Works
"Aylmer, like John Ponet and Stephen Gardiner before him, is an important figure in the story of the reception of classical mixed government in Tudor England." John Aylmer wrote his work An harborowe for faithful and trewe subiectes (1559), to defend the female monarchy of Elizabeth I associating "the rule of boyes and women, or effeminate persons" and on another basis; "that cytie is at pits brinks, wherein magistrate ruleth lawes, and not the lawes the magistrate: What could any kyng in Israell do in that common wealth, besides the pollycie appointed by Moyses?". His effort to familiarize his fellow countrymen with the "strange and alluring vocabulary of politics", introducing them to the classical forms and terminology, must be viewed as secondary to this primary goal.

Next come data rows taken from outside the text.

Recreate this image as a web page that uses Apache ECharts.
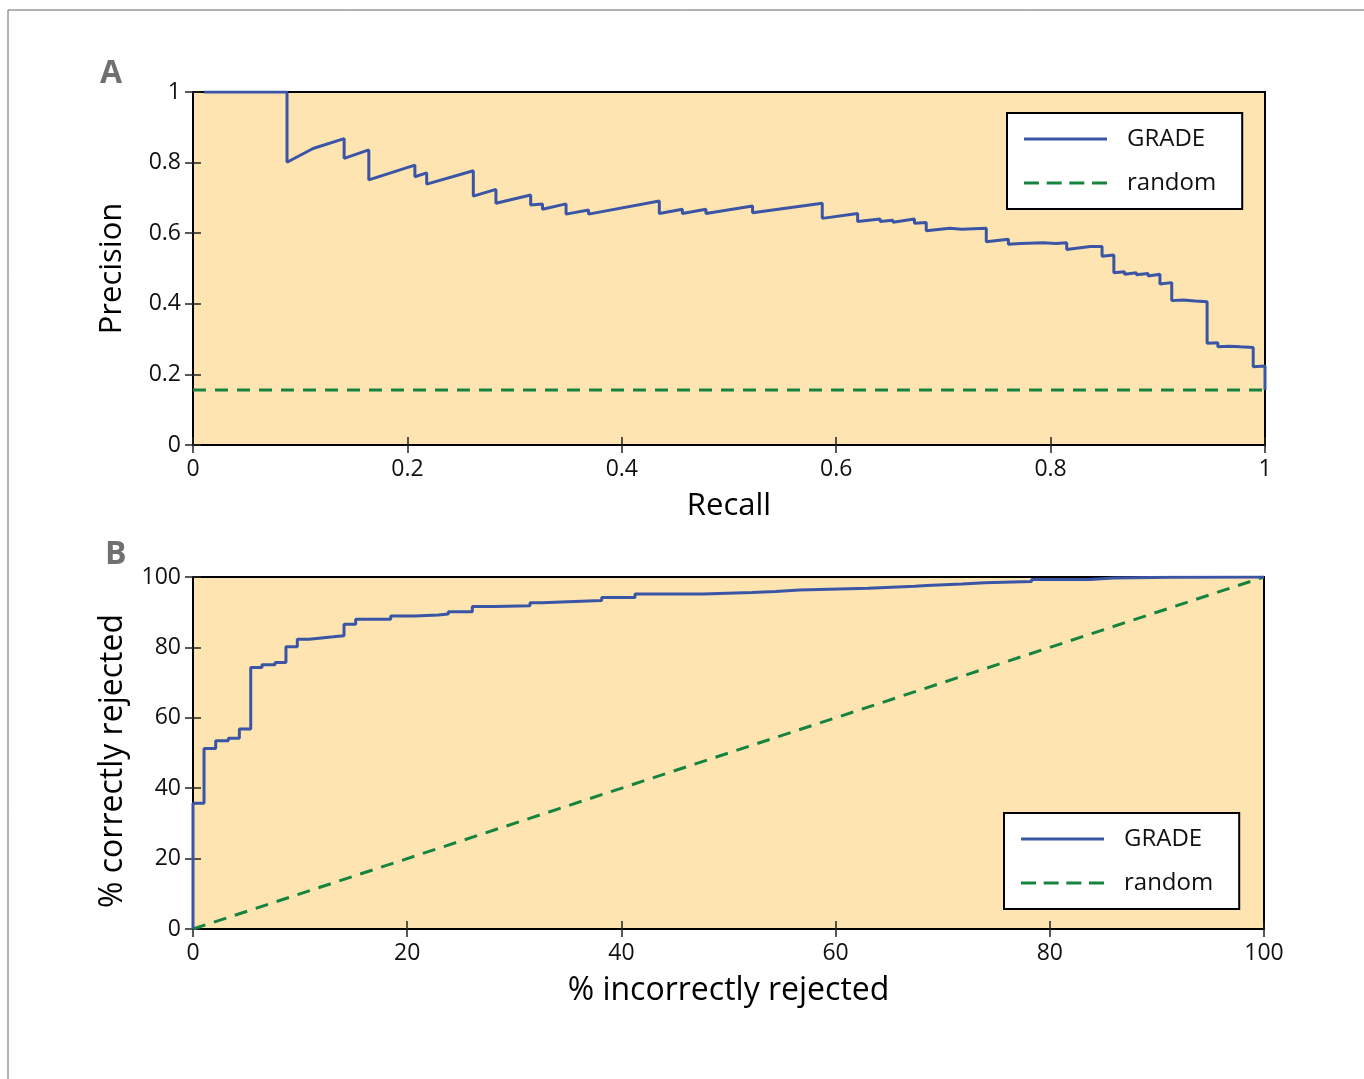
<!DOCTYPE html>
<html><head><meta charset="utf-8">
<script src="https://cdn.jsdelivr.net/npm/echarts@6/dist/echarts.min.js"></script>
<style>html,body{margin:0;padding:0;background:#fff}#c{width:1364px;height:1079px}</style>
</head><body><div id="c"></div><script>
// ---- Data ----
// Panel A: precision-recall curve (recall, precision) points
const prPoints = [
 [0.0103,1.0],[0.0877,1.0],[0.0877,0.801],[0.112,0.840],[0.141,0.868],[0.141,0.812],[0.164,0.836],[0.164,0.751],
 [0.207,0.793],[0.207,0.760],[0.218,0.771],[0.218,0.739],[0.2615,0.777],[0.2615,0.705],[0.2826,0.724],
 [0.2826,0.685],[0.315,0.708],[0.315,0.680],[0.326,0.683],[0.326,0.668],[0.348,0.683],[0.348,0.654],
 [0.369,0.666],[0.369,0.654],[0.435,0.691],[0.435,0.656],[0.4565,0.668],[0.4565,0.656],[0.4785,0.668],
 [0.4785,0.656],[0.522,0.677],[0.522,0.658],[0.587,0.685],[0.587,0.642],[0.620,0.656],[0.620,0.633],
 [0.641,0.640],[0.641,0.633],[0.653,0.637],[0.653,0.631],[0.673,0.640],[0.673,0.628],[0.684,0.630],
 [0.684,0.607],[0.706,0.614],[0.706,0.609],[0.717,0.611],[0.717,0.607],[0.740,0.614],[0.740,0.576],
 [0.7606,0.583],[0.7606,0.569],[0.772,0.571],[0.772,0.567],[0.793,0.573],[0.793,0.569],[0.805,0.571],
 [0.805,0.569],[0.815,0.573],[0.815,0.554],[0.837,0.562],[0.837,0.558],[0.848,0.562],[0.848,0.535],
 [0.859,0.538],[0.859,0.488],[0.869,0.491],[0.869,0.484],[0.880,0.488],[0.880,0.482],[0.891,0.486],
 [0.891,0.479],[0.902,0.484],[0.902,0.456],[0.913,0.460],[0.913,0.409],[0.9235,0.411],[0.9235,0.406],
 [0.935,0.408],[0.935,0.404],[0.946,0.406],[0.946,0.288],[0.956,0.290],[0.956,0.278],[0.967,0.280],
 [0.967,0.278],[0.977,0.278],[0.977,0.275],[0.989,0.276],[0.989,0.222],[1.0,0.224],[1.0,0.156]
];
const prRandom = [[0, 0.156], [1, 0.156]];

// Panel B: step curve, % incorrectly rejected (x) vs % correctly rejected (y)
const rocFpr = [0, 0, 1.03, 2.12, 3.30, 4.33, 5.39, 6.44, 7.66, 8.68, 9.74, 10.83, 12.0, 13.1, 14.1, 15.19,
 18.46, 20.7, 22.9, 23.84, 26.08, 28.2, 31.47, 32.56, 35.0, 38.16, 41.27, 47.6, 52.2, 54.4, 56.6, 63.05,
 65.2, 67.4, 68.5, 71.8, 73.9, 78.3, 83.75, 85.9, 91.4, 100];
const rocTpr = [0, 35.7, 51.3, 53.5, 54.2, 56.8, 74.3, 75.1, 75.7, 80.2, 82.3, 82.7, 83.0, 83.3, 86.6, 88.0,
 88.9, 89.2, 89.5, 90.1, 91.6, 91.85, 92.7, 93.0, 93.3, 94.2, 95.2, 95.6, 95.9, 96.3, 96.8, 97.1,
 97.4, 97.6, 98.0, 98.4, 98.7, 99.3, 99.7, 99.9, 100, 100];
const rocRandom = [[0, 0], [100, 100]];

const legendNames = ['GRADE', 'random'];
const panelLabels = ['A', 'B'];
const axisTitles = { ax: 'Recall', ay: 'Precision', bx: '% incorrectly rejected', by: '% correctly rejected' };

// ---- Styles ----
const FONT = '"Open Sans", "Noto Sans", sans-serif';
const BLUE = '#3b55a6';
const GREEN = '#16843f';
const BG = '#fde4b0';
const LW = 3;
// legend glyphs: a solid stroke and a dashed stroke (83 x 3)
const ICON_SOLID = 'path://M0,0H83V3H0Z';
const ICON_DASHED = 'path://M0,0H15V3H0Z M22.7,0H37.7V3H22.7Z M45.3,0H60.3V3H45.3Z M68,0H83V3H68Z';

const tick = { inside: true, length: 8, lineStyle: { color: '#222', width: 1.5 } };
function mkAxis(gridIndex, pos, min, max, interval, name, nameGap, nameSize, namePad) {
  const isMain = pos === 'bottom' || pos === 'left';
  const a = {
    gridIndex, type: 'value', position: pos, min, max, interval,
    axisLine: { show: false }, axisTick: tick, splitLine: { show: false },
    axisLabel: isMain ? { fontSize: 23, color: '#111', margin: pos === 'bottom' ? 13 : 12, fontFamily: FONT } : { show: false }
  };
  if (isMain && name) {
    a.name = name; a.nameLocation = 'middle'; a.nameGap = nameGap;
    a.nameTextStyle = { fontSize: nameSize, color: '#000', fontFamily: FONT, padding: namePad || 0 };
    if (pos === 'left') a.nameRotate = 90;
  }
  return a;
}

const legendCommon = {
  orient: 'vertical', itemWidth: 83, itemHeight: 3, itemGap: 20,
  backgroundColor: '#fff', borderColor: '#000', borderWidth: 2,
  padding: [14, 26, 14, 17], borderRadius: 0,
  textStyle: { fontSize: 24, color: '#111', fontFamily: FONT, padding: [0, 0, 0, 15] },
  data: [
    { name: legendNames[0], icon: ICON_SOLID },
    { name: legendNames[1], icon: ICON_DASHED }
  ]
};

const option = {
  animation: false,
  backgroundColor: '#fff',
  title: [
    { text: panelLabels[0], left: 100, top: 58, padding: 0, textStyle: { fontSize: 32, fontWeight: 'bold', color: '#707070', fontFamily: FONT } },
    { text: panelLabels[1], left: 105, top: 539, padding: 0, textStyle: { fontSize: 32, fontWeight: 'bold', color: '#707070', fontFamily: FONT } }
  ],
  graphic: [
    { type: 'rect', silent: true, z: -10, shape: { x: 8, y: 10, width: 1420, height: 1200 }, style: { fill: 'none', stroke: '#666', lineWidth: 1 } }
  ],
  grid: [
    { left: 193, top: 92, width: 1072, height: 353, show: true, backgroundColor: BG, borderColor: '#000', borderWidth: 2 },
    { left: 193, top: 577, width: 1071, height: 352, show: true, backgroundColor: BG, borderColor: '#000', borderWidth: 2 }
  ],
  xAxis: [
    mkAxis(0, 'bottom', 0, 1, 0.2, axisTitles.ax, 46, 31),
    mkAxis(0, 'top', 0, 1, 0.2),
    mkAxis(1, 'bottom', 0, 100, 20, axisTitles.bx, 46, 32),
    mkAxis(1, 'top', 0, 100, 20)
  ],
  yAxis: [
    mkAxis(0, 'left', 0, 1, 0.2, axisTitles.ay, 65, 31),
    mkAxis(0, 'right', 0, 1, 0.2),
    mkAxis(1, 'left', 0, 100, 20, axisTitles.by, 64, 32, [0, 16, 0, 0]),
    mkAxis(1, 'right', 0, 100, 20)
  ],
  legend: [
    Object.assign({}, legendCommon, { left: 1007, top: 113 }),
    Object.assign({}, legendCommon, { left: 1004, top: 813 })
  ],
  series: [
    { name: legendNames[0], type: 'line', xAxisIndex: 0, yAxisIndex: 0, data: prPoints, symbol: 'none', showSymbol: false,
      lineStyle: { color: BLUE, width: LW }, itemStyle: { color: BLUE }, z: 3 },
    { name: legendNames[1], type: 'line', xAxisIndex: 0, yAxisIndex: 0, data: prRandom, symbol: 'none', showSymbol: false,
      lineStyle: { color: GREEN, width: LW, type: [13, 9] }, itemStyle: { color: GREEN }, z: 2 },
    { name: legendNames[0], type: 'line', xAxisIndex: 2, yAxisIndex: 2, step: 'end',
      data: rocFpr.map((x, i) => [x, rocTpr[i]]), symbol: 'none', showSymbol: false,
      lineStyle: { color: BLUE, width: LW }, itemStyle: { color: BLUE }, z: 3 },
    { name: legendNames[1], type: 'line', xAxisIndex: 2, yAxisIndex: 2, data: rocRandom, symbol: 'none', showSymbol: false,
      lineStyle: { color: GREEN, width: LW, type: [13, 9] }, itemStyle: { color: GREEN }, z: 2 }
  ]
};

const chart = echarts.init(document.getElementById('c'), null, { renderer: 'canvas' });
chart.setOption(option);
</script></body></html>
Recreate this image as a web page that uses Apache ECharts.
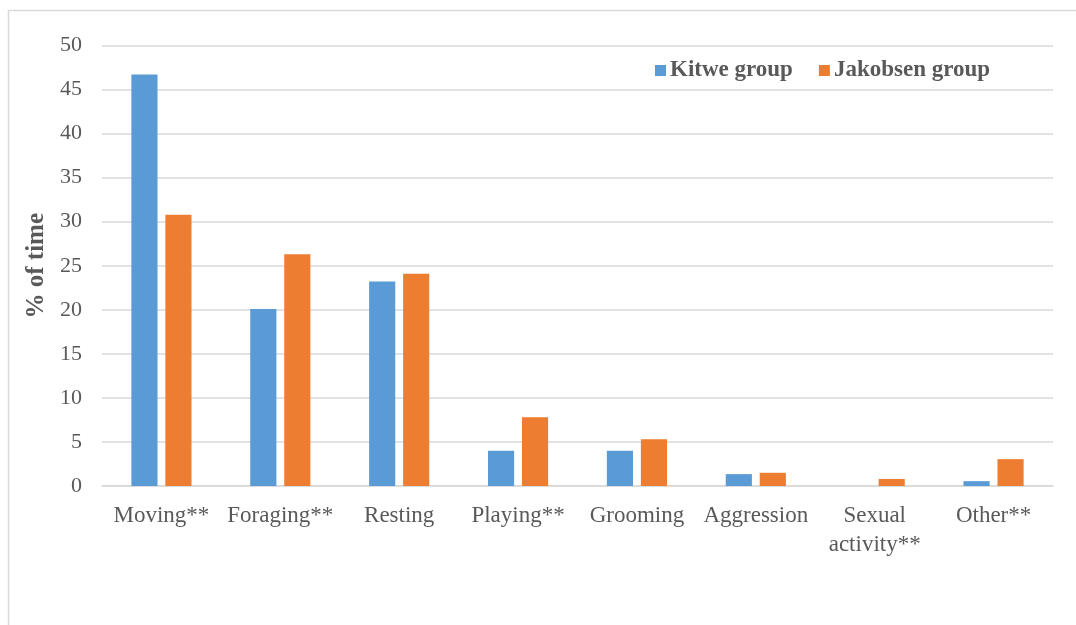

Aylmer nevertheless described England as not "a mere monarchy, as some for lack of consideration think, nor a mere oligarchy, nor democracy, but a rule mixed of all these." 1 He goes on to say that in the mixed state, "each one of these have or should have like authority." He argued that in the king-in-Parliament, or, in Elizabeth's case, the queen-in-Parliament, was not the "image" of a mixed state "but the thing in deed." It was in Parliament that one found the three estates: "the king or queen, which representeth the monarchy; the noble men which be the aristocracy; and the burgesses and knights the democracy." As he says, "In like manner, if the Parliament use their privileges: the king can ordain nothing without them." Parliamentary restraint of a queen's feminine vices would, according to Aylmer, ameliorate the disadvantages of female monarchy.
His work, particularly his characterisation of England as a mixed monarchy, would be important to later English constitutionalists.